From the very first line of the data to the line containing "143.38, 143.4, 143.5, 143.45, 143.42]", retype everything exactly, leaving the pictures behind.

DATA BLOCK:
==================================================

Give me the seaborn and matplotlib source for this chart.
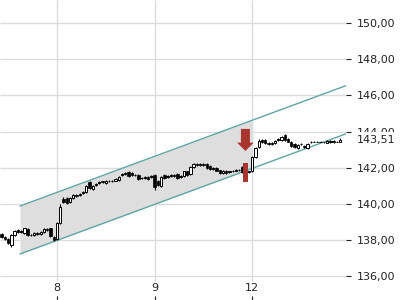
import numpy as np
import pandas as pd
import matplotlib
matplotlib.use("Agg")
import matplotlib.pyplot as plt
import seaborn as sns

# ---------------- data ----------------
day_labels = ["8", "9", "12"]
day_start_idx = [17, 47, 77]

opens = [
    138.35, 138.2, 138.05, 137.75, 138.3, 138.55, 138.45, 138.4, 138.6, 138.3,
    138.3, 138.4, 138.35, 138.45, 138.6, 138.65, 138.2, 138.05, 138.95, 140.3,
    140.35, 140.1, 140.35, 140.5, 140.5, 140.6, 140.65, 141.2, 140.85, 141.05,
    141.15, 141.25, 141.15, 141.3, 141.25, 141.3, 141.35, 141.6, 141.65, 141.75,
    141.7, 141.6, 141.6, 141.45, 141.45, 141.5, 141.5, 141.6, 141.3, 141.0,
    141.6, 141.5, 141.55, 141.6, 141.65, 141.5, 141.55, 141.8, 141.65, 142.05,
    142.2, 142.15, 142.2, 142.2, 142.1, 141.95, 142.0, 141.88, 141.7, 141.85,
    141.75, 141.8, 141.85, 141.9, 142.05, 141.98, 141.78, 141.8, 142.6, 143.15,
    143.55, 143.55, 143.35, 143.3, 143.35, 143.55, 143.55, 143.8, 143.6, 143.45,
    143.3, 143.1, 143.3, 143.2, 143.1, 143.4, 143.45, 143.45, 143.45, 143.42,
    143.38, 143.4, 143.5, 143.45, 143.42]

closes = [
    138.2, 138.05, 137.85, 138.3, 138.5, 138.45, 138.5, 138.65, 138.3, 138.3,
    138.4, 138.35, 138.45, 138.6, 138.55, 138.25, 138.0, 138.95, 139.85, 140.1,
    140.05, 140.35, 140.5, 140.45, 140.55, 140.65, 141.0, 140.9, 141.0, 141.1,
    141.2, 141.2, 141.3, 141.25, 141.3, 141.4, 141.5, 141.65, 141.7, 141.55,
    141.6, 141.6, 141.4, 141.45, 141.5, 141.4, 141.55, 140.95, 141.05, 141.5,
    141.45, 141.55, 141.6, 141.55, 141.45, 141.55, 141.8, 141.6, 142.05, 142.2,
    142.15, 142.2, 142.15, 142.0, 141.95, 142.0, 141.85, 141.7, 141.85, 141.7,
    141.8, 141.85, 141.9, 141.9, 141.75, 141.8, 141.8, 142.6, 143.1, 143.5,
    143.4, 143.35, 143.3, 143.35, 143.5, 143.6, 143.72, 143.55, 143.45, 143.2,
    143.15, 143.25, 143.3, 143.15, 143.3, 143.45, 143.45, 143.42, 143.45, 143.4,
    143.5, 143.5, 143.42, 143.45, 143.51]

highs = [
    138.4, 138.25, 138.1, 138.35, 138.55, 138.6, 138.55, 138.7, 138.65, 138.35,
    138.45, 138.45, 138.5, 138.65, 138.65, 138.7, 138.25, 139.0, 140.0, 140.4,
    140.4, 140.4, 140.55, 140.55, 140.6, 140.7, 141.05, 141.3, 141.05, 141.15,
    141.25, 141.3, 141.35, 141.35, 141.35, 141.45, 141.55, 141.7, 141.75, 141.8,
    141.75, 141.65, 141.65, 141.5, 141.55, 141.55, 141.6, 141.65, 141.35, 141.55,
    141.65, 141.6, 141.65, 141.65, 141.7, 141.6, 141.85, 141.85, 142.1, 142.25,
    142.25, 142.25, 142.25, 142.25, 142.15, 142.05, 142.05, 141.9, 141.9, 141.9,
    141.85, 141.9, 141.95, 141.95, 142.1, 142.0, 141.85, 142.65, 143.15, 143.6,
    143.6, 143.6, 143.4, 143.4, 143.55, 143.65, 143.75, 143.85, 143.65, 143.5,
    143.35, 143.3, 143.35, 143.25, 143.35, 143.5, 143.5, 143.5, 143.5, 143.45,
    143.55, 143.55, 143.55, 143.5, 143.63]

lows = [
    138.15, 138.0, 137.8, 137.65, 138.25, 138.4, 138.4, 138.35, 138.25, 138.25,
    138.25, 138.3, 138.3, 138.4, 138.5, 138.2, 137.95, 138.0, 138.9, 140.05,
    140.0, 140.05, 140.3, 140.4, 140.45, 140.55, 140.6, 140.85, 140.8, 141.0,
    141.1, 141.15, 141.1, 141.2, 141.2, 141.25, 141.3, 141.55, 141.6, 141.5,
    141.55, 141.55, 141.35, 141.4, 141.4, 141.35, 141.45, 140.8, 141.0, 140.95,
    141.4, 141.45, 141.5, 141.5, 141.4, 141.45, 141.5, 141.55, 141.6, 142.0,
    142.1, 142.1, 142.1, 141.95, 141.9, 141.9, 141.8, 141.65, 141.65, 141.65,
    141.7, 141.75, 141.8, 141.85, 141.7, 141.75, 141.7, 141.75, 142.55, 143.1,
    143.35, 143.3, 143.25, 143.25, 143.3, 143.5, 143.5, 143.5, 143.4, 143.15,
    143.1, 143.05, 143.25, 143.1, 143.05, 143.35, 143.4, 143.4, 143.4, 143.35,
    143.35, 143.35, 143.38, 143.4, 143.4]

y_ticks = [136, 138, 140, 142, 144, 146, 148, 150]
last_price = 143.51

# trend channel (start/end points)
channel_x = [5.64, 105.8]
channel_upper = [139.89, 146.54]
channel_lower = [137.24, 143.88]
channel_fill_end = 76.77

# signal marker
signal_idx = 74.9
signal_bar_low, signal_bar_high = 141.2, 142.27
arrow_top, arrow_tip = 144.15, 142.93

# ---------------- style ----------------
sns.set_theme(style="white")
plt.rcParams['font.family'] = ['DejaVu Sans']

GRID = "#dcdcdc"
TEAL = "#5fa5a5"
RED = "#a8362f"
TXT = "#222222"

fig = plt.figure(figsize=(4, 3), dpi=100)
ax = fig.add_axes([0, 0, 346 / 400, 1])
XMIN, XMAX = -0.5, 105.8
YMIN, YMAX = 134.70, 151.27
ax.set_xlim(XMIN, XMAX)
ax.set_ylim(YMIN, YMAX)
for s in ax.spines.values():
    s.set_visible(False)
ax.set_facecolor("white")

# grid
ax.hlines(y_ticks, XMIN, XMAX, color=GRID, lw=1, zorder=0)
ax.vlines(day_start_idx, 135.75, YMAX, color=GRID, lw=1, zorder=0)

# channel fill
fx = np.array([channel_x[0], channel_fill_end])
f_up = np.interp(fx, channel_x, channel_upper)
f_lo = np.interp(fx, channel_x, channel_lower)
ax.fill_between(fx, f_lo, f_up, color="#dedede", lw=0, zorder=1)

# channel lines
ch = pd.DataFrame({
    "x": channel_x + channel_x,
    "y": channel_upper + channel_lower,
    "band": ["upper", "upper", "lower", "lower"],
})
sns.lineplot(data=ch, x="x", y="y", units="band", estimator=None,
             color=TEAL, lw=1, ax=ax, zorder=2, legend=False)

# candles
idx = np.arange(len(opens))
o = np.array(opens)
c = np.array(closes)
up = c >= o
ax.vlines(idx, lows, highs, color="black", lw=0.8, zorder=3)
ax.bar(idx[up], (c - o)[up], bottom=o[up], width=0.72,
       facecolor="white", edgecolor="black", lw=0.7, zorder=4)
ax.bar(idx[~up], (o - c)[~up], bottom=c[~up], width=0.72,
       color="black", edgecolor="black", lw=0.5, zorder=4)

# signal
ax.bar([signal_idx], [signal_bar_high - signal_bar_low], bottom=signal_bar_low,
       width=1.4, color=RED, lw=0, zorder=5)
ax.annotate("", xy=(signal_idx, arrow_tip), xytext=(signal_idx, arrow_top),
            arrowprops=dict(arrowstyle="simple,head_length=0.6,head_width=1.2,tail_width=0.65",
                            color=RED, lw=0, shrinkA=0, shrinkB=0, mutation_scale=10),
            zorder=6)

# axes ticks
ax.set_xlabel("")
ax.set_ylabel("")
ax.yaxis.tick_right()
ax.set_yticks(y_ticks)
ax.set_yticklabels([f"{v:.2f}".replace(".", ",") for v in y_ticks])
ax.tick_params(axis="y", direction="out", length=3.5, width=0.8, pad=4,
               labelsize=8, colors=TXT, right=True, left=False)
ax.set_xticks(day_start_idx)
ax.set_xticklabels(day_labels)
ax.tick_params(axis="x", direction="in", length=3, width=0.8, pad=-12,
               labelsize=8, colors=TXT, bottom=True)

# last price label
ax.annotate(f"{last_price:.2f}".replace(".", ","), xy=(1, last_price),
            xycoords=("axes fraction", "data"), xytext=(7.7, 0),
            textcoords="offset points", va="center", ha="left",
            fontsize=8, color=TXT, annotation_clip=False,
            bbox=dict(boxstyle="square,pad=0.3", fc="white", ec="none"))

fig.savefig("out.png", dpi=100)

==================================================

RESPONSE TO THIS EXERCISE:
Give me the seaborn and matplotlib source for this chart.
import numpy as np
import pandas as pd
import matplotlib
matplotlib.use("Agg")
import matplotlib.pyplot as plt
import seaborn as sns

# ---------------- data ----------------
day_labels = ["8", "9", "12"]
day_start_idx = [17, 47, 77]

opens = [
    138.35, 138.2, 138.05, 137.75, 138.3, 138.55, 138.45, 138.4, 138.6, 138.3,
    138.3, 138.4, 138.35, 138.45, 138.6, 138.65, 138.2, 138.05, 138.95, 140.3,
    140.35, 140.1, 140.35, 140.5, 140.5, 140.6, 140.65, 141.2, 140.85, 141.05,
    141.15, 141.25, 141.15, 141.3, 141.25, 141.3, 141.35, 141.6, 141.65, 141.75,
    141.7, 141.6, 141.6, 141.45, 141.45, 141.5, 141.5, 141.6, 141.3, 141.0,
    141.6, 141.5, 141.55, 141.6, 141.65, 141.5, 141.55, 141.8, 141.65, 142.05,
    142.2, 142.15, 142.2, 142.2, 142.1, 141.95, 142.0, 141.88, 141.7, 141.85,
    141.75, 141.8, 141.85, 141.9, 142.05, 141.98, 141.78, 141.8, 142.6, 143.15,
    143.55, 143.55, 143.35, 143.3, 143.35, 143.55, 143.55, 143.8, 143.6, 143.45,
    143.3, 143.1, 143.3, 143.2, 143.1, 143.4, 143.45, 143.45, 143.45, 143.42,
    143.38, 143.4, 143.5, 143.45, 143.42]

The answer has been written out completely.